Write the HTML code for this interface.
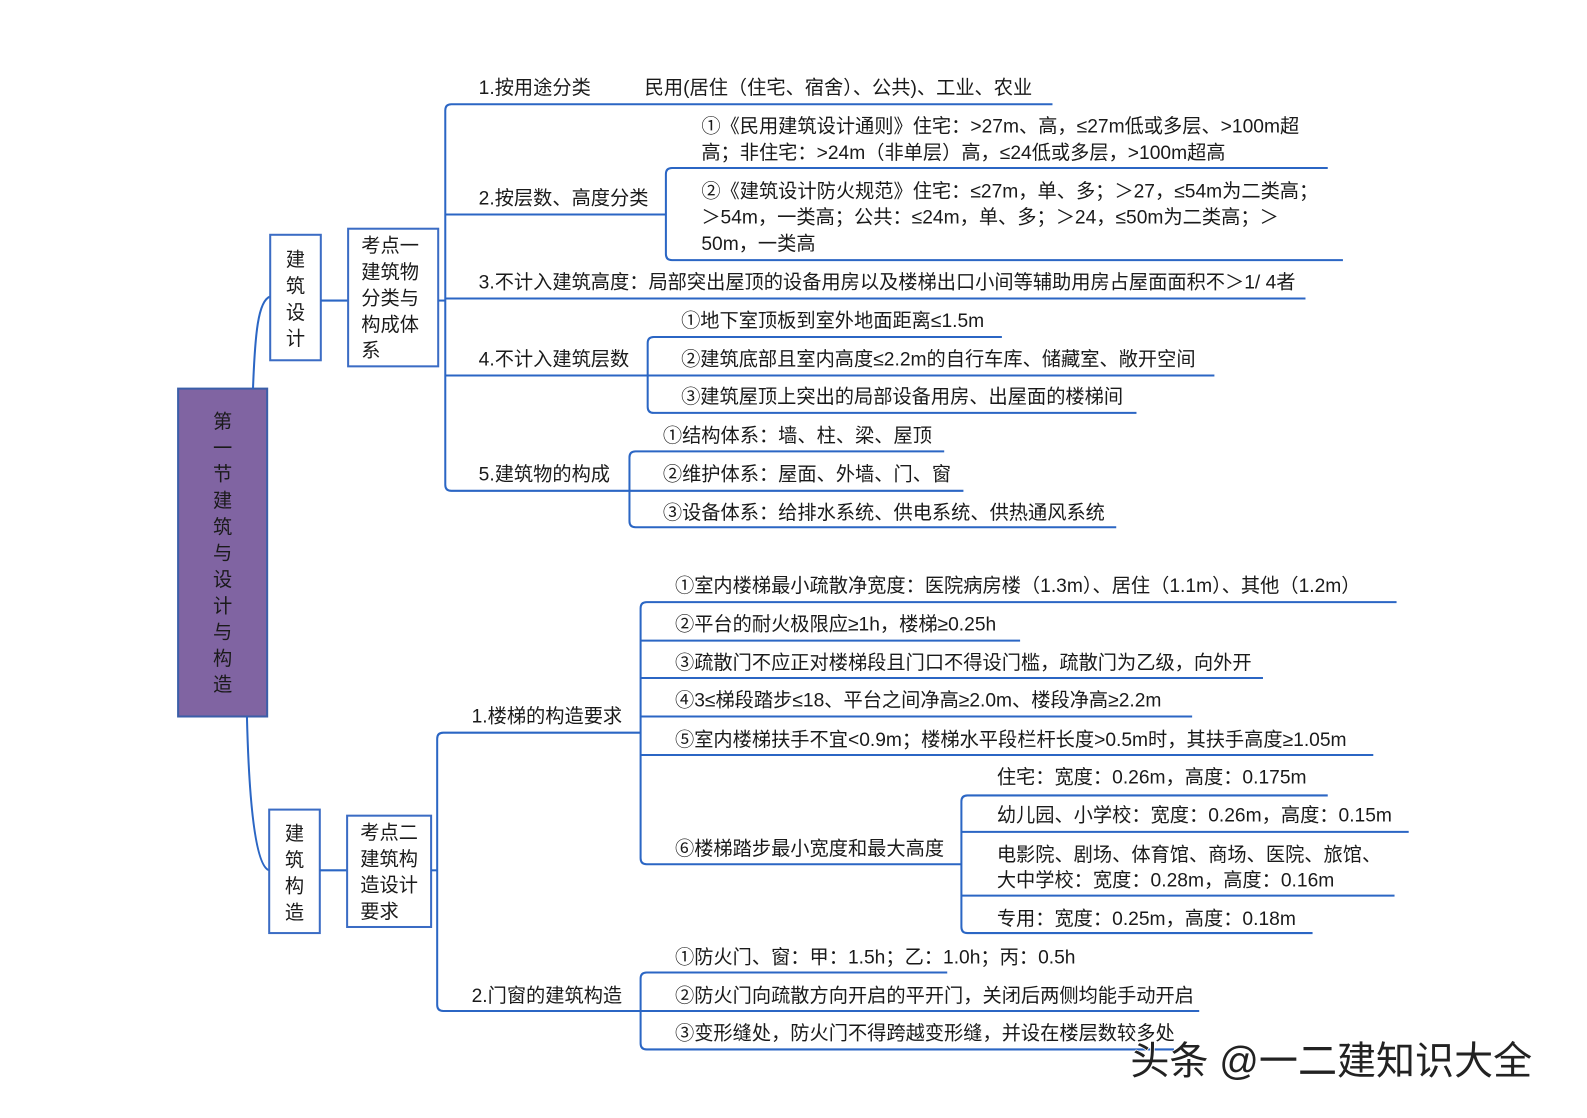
<!DOCTYPE html>
<html><head><meta charset="utf-8"><style>
html,body{margin:0;padding:0;background:#fff;}
svg{display:block;}
text{font-family:"Liberation Sans","Noto Sans CJK SC",sans-serif;font-size:19px;fill:#1a1a1a;}
.l{stroke:#2b66c4;stroke-width:2;fill:none;}
</style></head><body>
<svg width="1587" height="1118" viewBox="0 0 1587 1118" xmlns="http://www.w3.org/2000/svg">
<g transform="scale(1.012)">
<rect x="176" y="384" width="88" height="324" fill="#8064a2" stroke="#3b5ea8" stroke-width="2"/>
<g text-anchor="middle">
<text x="220" y="423">第</text><text x="220" y="449">一</text><text x="220" y="475">节</text><text x="220" y="501">建</text><text x="220" y="527">筑</text><text x="220" y="553">与</text><text x="220" y="579">设</text><text x="220" y="605">计</text><text x="220" y="631">与</text><text x="220" y="657">构</text><text x="220" y="683">造</text>
</g>
<path class="l" d="M250 384 C252 330 255 297 267 293"/>
<path class="l" d="M244 708 C246 790 252 856 266 860"/>
<rect x="267" y="232" width="50" height="124" fill="#fff" stroke="#3b6cc4" stroke-width="2"/>
<g text-anchor="middle"><text x="292" y="263">建</text><text x="292" y="289">筑</text><text x="292" y="315">设</text><text x="292" y="341">计</text></g>
<path class="l" d="M317 297 H344"/>
<rect x="344" y="226" width="89" height="136" fill="#fff" stroke="#3b6cc4" stroke-width="2"/>
<text x="357" y="249">考点一</text><text x="357" y="275">建筑物</text><text x="357" y="301">分类与</text><text x="357" y="327">构成体</text><text x="357" y="353">系</text>
<path class="l" d="M433 297 H440"/>
<path class="l" d="M440 109 Q440 103 446 103 H1040 M440 109 V479 Q440 485 446 485 H622"/>
<path class="l" d="M440 212 H658 M440 295 H1290 M440 371 H640"/>
<text x="473" y="93">1.按用途分类</text>
<text x="637" y="93">民用(居住（住宅、宿舍）、公共)、工业、农业</text>
<text x="473" y="202">2.按层数、高度分类</text>
<path class="l" d="M658 172 Q658 166 664 166 H1312 M658 172 V251 Q658 257 664 257 H1327"/>
<text x="693" y="131">①《民用建筑设计通则》住宅：&gt;27m、高，≤27m低或多层、&gt;100m超</text>
<text x="693" y="157">高；非住宅：&gt;24m（非单层）高，≤24低或多层，&gt;100m超高</text>
<text x="693" y="195">②《建筑设计防火规范》住宅：≤27m，单、多；＞27，≤54m为二类高；</text>
<text x="693" y="221">＞54m，一类高；公共：≤24m，单、多；＞24，≤50m为二类高；＞</text>
<text x="693" y="247">50m，一类高</text>
<text x="473" y="285">3.不计入建筑高度：局部突出屋顶的设备用房以及楼梯出口小间等辅助用房占屋面面积不＞1/ 4者</text>
<text x="473" y="361">4.不计入建筑层数</text>
<path class="l" d="M640 339 Q640 333 646 333 H990 M640 339 V402 Q640 408 646 408 H1123 M640 371 H1200"/>
<text x="673" y="323">①地下室顶板到室外地面距离≤1.5m</text>
<text x="673" y="361">②建筑底部且室内高度≤2.2m的自行车库、储藏室、敞开空间</text>
<text x="673" y="398">③建筑屋顶上突出的局部设备用房、出屋面的楼梯间</text>
<text x="473" y="475">5.建筑物的构成</text>
<path class="l" d="M622 452 Q622 446 628 446 H933 M622 452 V515 Q622 521 628 521 H1103 M622 485 H952"/>
<text x="655" y="437">①结构体系：墙、柱、梁、屋顶</text>
<text x="655" y="475">②维护体系：屋面、外墙、门、窗</text>
<text x="655" y="513">③设备体系：给排水系统、供电系统、供热通风系统</text>
<rect x="266" y="800" width="50" height="122" fill="#fff" stroke="#3b6cc4" stroke-width="2"/>
<g text-anchor="middle"><text x="291" y="830">建</text><text x="291" y="856">筑</text><text x="291" y="882">构</text><text x="291" y="908">造</text></g>
<path class="l" d="M316 860 H343"/>
<rect x="343" y="806" width="83" height="110" fill="#fff" stroke="#3b6cc4" stroke-width="2"/>
<text x="356" y="829">考点二</text><text x="356" y="855">建筑构</text><text x="356" y="881">造设计</text><text x="356" y="907">要求</text>
<path class="l" d="M426 860 H432"/>
<path class="l" d="M432 730 Q432 724 438 724 H633 M432 730 V993 Q432 999 438 999 H633"/>
<text x="466" y="714">1.楼梯的构造要求</text>
<path class="l" d="M633 601 Q633 595 639 595 H1380 M633 601 V848 Q633 854 639 854 H950 M633 633 H1008 M633 670 H1248 M633 708 H1178 M633 746 H1357"/>
<text x="667" y="585">①室内楼梯最小疏散净宽度：医院病房楼（1.3m）、居住（1.1m）、其他（1.2m）</text>
<text x="667" y="623">②平台的耐火极限应≥1h，楼梯≥0.25h</text>
<text x="667" y="661">③疏散门不应正对楼梯段且门口不得设门槛，疏散门为乙级，向外开</text>
<text x="667" y="698">④3≤梯段踏步≤18、平台之间净高≥2.0m、楼段净高≥2.2m</text>
<text x="667" y="737">⑤室内楼梯扶手不宜&lt;0.9m；楼梯水平段栏杆长度&gt;0.5m时，其扶手高度≥1.05m</text>
<text x="667" y="845">⑥楼梯踏步最小宽度和最大高度</text>
<path class="l" d="M950 792 Q950 786 956 786 H1312 M950 792 V916 Q950 922 956 922 H1297 M950 822 H1392 M950 885 H1378"/>
<text x="985" y="774">住宅：宽度：0.26m，高度：0.175m</text>
<text x="985" y="812">幼儿园、小学校：宽度：0.26m，高度：0.15m</text>
<text x="985" y="851">电影院、剧场、体育馆、商场、医院、旅馆、</text>
<text x="985" y="876">大中学校：宽度：0.28m，高度：0.16m</text>
<text x="985" y="914">专用：宽度：0.25m，高度：0.18m</text>
<text x="466" y="990">2.门窗的建筑构造</text>
<path class="l" d="M633 967 Q633 961 639 961 H936 M633 967 V1031 Q633 1037 639 1037 H1160 M633 999 H1185"/>
<text x="667" y="952">①防火门、窗：甲：1.5h；乙：1.0h；丙：0.5h</text>
<text x="667" y="990">②防火门向疏散方向开启的平开门，关闭后两侧均能手动开启</text>
<text x="667" y="1027">③变形缝处，防火门不得跨越变形缝，并设在楼层数较多处</text>
<text x="1117" y="1062" textLength="397" lengthAdjust="spacingAndGlyphs" style="font-size:39px;fill:#222;stroke:#fff;stroke-width:1.5;paint-order:stroke;">头条 @一二建知识大全</text>
</g>
</svg>
</body></html>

(Exercise directions)
Except for the pictures, print the data above exactly.

(The result)
Write the HTML code for this interface.
<!DOCTYPE html>
<html><head><meta charset="utf-8"><style>
html,body{margin:0;padding:0;background:#fff;}
svg{display:block;}
text{font-family:"Liberation Sans","Noto Sans CJK SC",sans-serif;font-size:19px;fill:#1a1a1a;}
.l{stroke:#2b66c4;stroke-width:2;fill:none;}
</style></head><body>
<svg width="1587" height="1118" viewBox="0 0 1587 1118" xmlns="http://www.w3.org/2000/svg">
<g transform="scale(1.012)">
<rect x="176" y="384" width="88" height="324" fill="#8064a2" stroke="#3b5ea8" stroke-width="2"/>
<g text-anchor="middle">
<text x="220" y="423">第</text><text x="220" y="449">一</text><text x="220" y="475">节</text><text x="220" y="501">建</text><text x="220" y="527">筑</text><text x="220" y="553">与</text><text x="220" y="579">设</text><text x="220" y="605">计</text><text x="220" y="631">与</text><text x="220" y="657">构</text><text x="220" y="683">造</text>
</g>
<path class="l" d="M250 384 C252 330 255 297 267 293"/>
<path class="l" d="M244 708 C246 790 252 856 266 860"/>
<rect x="267" y="232" width="50" height="124" fill="#fff" stroke="#3b6cc4" stroke-width="2"/>
<g text-anchor="middle"><text x="292" y="263">建</text><text x="292" y="289">筑</text><text x="292" y="315">设</text><text x="292" y="341">计</text></g>
<path class="l" d="M317 297 H344"/>
<rect x="344" y="226" width="89" height="136" fill="#fff" stroke="#3b6cc4" stroke-width="2"/>
<text x="357" y="249">考点一</text><text x="357" y="275">建筑物</text><text x="357" y="301">分类与</text><text x="357" y="327">构成体</text><text x="357" y="353">系</text>
<path class="l" d="M433 297 H440"/>
<path class="l" d="M440 109 Q440 103 446 103 H1040 M440 109 V479 Q440 485 446 485 H622"/>
<path class="l" d="M440 212 H658 M440 295 H1290 M440 371 H640"/>
<text x="473" y="93">1.按用途分类</text>
<text x="637" y="93">民用(居住（住宅、宿舍）、公共)、工业、农业</text>
<text x="473" y="202">2.按层数、高度分类</text>
<path class="l" d="M658 172 Q658 166 664 166 H1312 M658 172 V251 Q658 257 664 257 H1327"/>
<text x="693" y="131">①《民用建筑设计通则》住宅：&gt;27m、高，≤27m低或多层、&gt;100m超</text>
<text x="693" y="157">高；非住宅：&gt;24m（非单层）高，≤24低或多层，&gt;100m超高</text>
<text x="693" y="195">②《建筑设计防火规范》住宅：≤27m，单、多；＞27，≤54m为二类高；</text>
<text x="693" y="221">＞54m，一类高；公共：≤24m，单、多；＞24，≤50m为二类高；＞</text>
<text x="693" y="247">50m，一类高</text>
<text x="473" y="285">3.不计入建筑高度：局部突出屋顶的设备用房以及楼梯出口小间等辅助用房占屋面面积不＞1/ 4者</text>
<text x="473" y="361">4.不计入建筑层数</text>
<path class="l" d="M640 339 Q640 333 646 333 H990 M640 339 V402 Q640 408 646 408 H1123 M640 371 H1200"/>
<text x="673" y="323">①地下室顶板到室外地面距离≤1.5m</text>
<text x="673" y="361">②建筑底部且室内高度≤2.2m的自行车库、储藏室、敞开空间</text>
<text x="673" y="398">③建筑屋顶上突出的局部设备用房、出屋面的楼梯间</text>
<text x="473" y="475">5.建筑物的构成</text>
<path class="l" d="M622 452 Q622 446 628 446 H933 M622 452 V515 Q622 521 628 521 H1103 M622 485 H952"/>
<text x="655" y="437">①结构体系：墙、柱、梁、屋顶</text>
<text x="655" y="475">②维护体系：屋面、外墙、门、窗</text>
<text x="655" y="513">③设备体系：给排水系统、供电系统、供热通风系统</text>
<rect x="266" y="800" width="50" height="122" fill="#fff" stroke="#3b6cc4" stroke-width="2"/>
<g text-anchor="middle"><text x="291" y="830">建</text><text x="291" y="856">筑</text><text x="291" y="882">构</text><text x="291" y="908">造</text></g>
<path class="l" d="M316 860 H343"/>
<rect x="343" y="806" width="83" height="110" fill="#fff" stroke="#3b6cc4" stroke-width="2"/>
<text x="356" y="829">考点二</text><text x="356" y="855">建筑构</text><text x="356" y="881">造设计</text><text x="356" y="907">要求</text>
<path class="l" d="M426 860 H432"/>
<path class="l" d="M432 730 Q432 724 438 724 H633 M432 730 V993 Q432 999 438 999 H633"/>
<text x="466" y="714">1.楼梯的构造要求</text>
<path class="l" d="M633 601 Q633 595 639 595 H1380 M633 601 V848 Q633 854 639 854 H950 M633 633 H1008 M633 670 H1248 M633 708 H1178 M633 746 H1357"/>
<text x="667" y="585">①室内楼梯最小疏散净宽度：医院病房楼（1.3m）、居住（1.1m）、其他（1.2m）</text>
<text x="667" y="623">②平台的耐火极限应≥1h，楼梯≥0.25h</text>
<text x="667" y="661">③疏散门不应正对楼梯段且门口不得设门槛，疏散门为乙级，向外开</text>
<text x="667" y="698">④3≤梯段踏步≤18、平台之间净高≥2.0m、楼段净高≥2.2m</text>
<text x="667" y="737">⑤室内楼梯扶手不宜&lt;0.9m；楼梯水平段栏杆长度&gt;0.5m时，其扶手高度≥1.05m</text>
<text x="667" y="845">⑥楼梯踏步最小宽度和最大高度</text>
<path class="l" d="M950 792 Q950 786 956 786 H1312 M950 792 V916 Q950 922 956 922 H1297 M950 822 H1392 M950 885 H1378"/>
<text x="985" y="774">住宅：宽度：0.26m，高度：0.175m</text>
<text x="985" y="812">幼儿园、小学校：宽度：0.26m，高度：0.15m</text>
<text x="985" y="851">电影院、剧场、体育馆、商场、医院、旅馆、</text>
<text x="985" y="876">大中学校：宽度：0.28m，高度：0.16m</text>
<text x="985" y="914">专用：宽度：0.25m，高度：0.18m</text>
<text x="466" y="990">2.门窗的建筑构造</text>
<path class="l" d="M633 967 Q633 961 639 961 H936 M633 967 V1031 Q633 1037 639 1037 H1160 M633 999 H1185"/>
<text x="667" y="952">①防火门、窗：甲：1.5h；乙：1.0h；丙：0.5h</text>
<text x="667" y="990">②防火门向疏散方向开启的平开门，关闭后两侧均能手动开启</text>
<text x="667" y="1027">③变形缝处，防火门不得跨越变形缝，并设在楼层数较多处</text>
<text x="1117" y="1062" textLength="397" lengthAdjust="spacingAndGlyphs" style="font-size:39px;fill:#222;stroke:#fff;stroke-width:1.5;paint-order:stroke;">头条 @一二建知识大全</text>
</g>
</svg>
</body></html>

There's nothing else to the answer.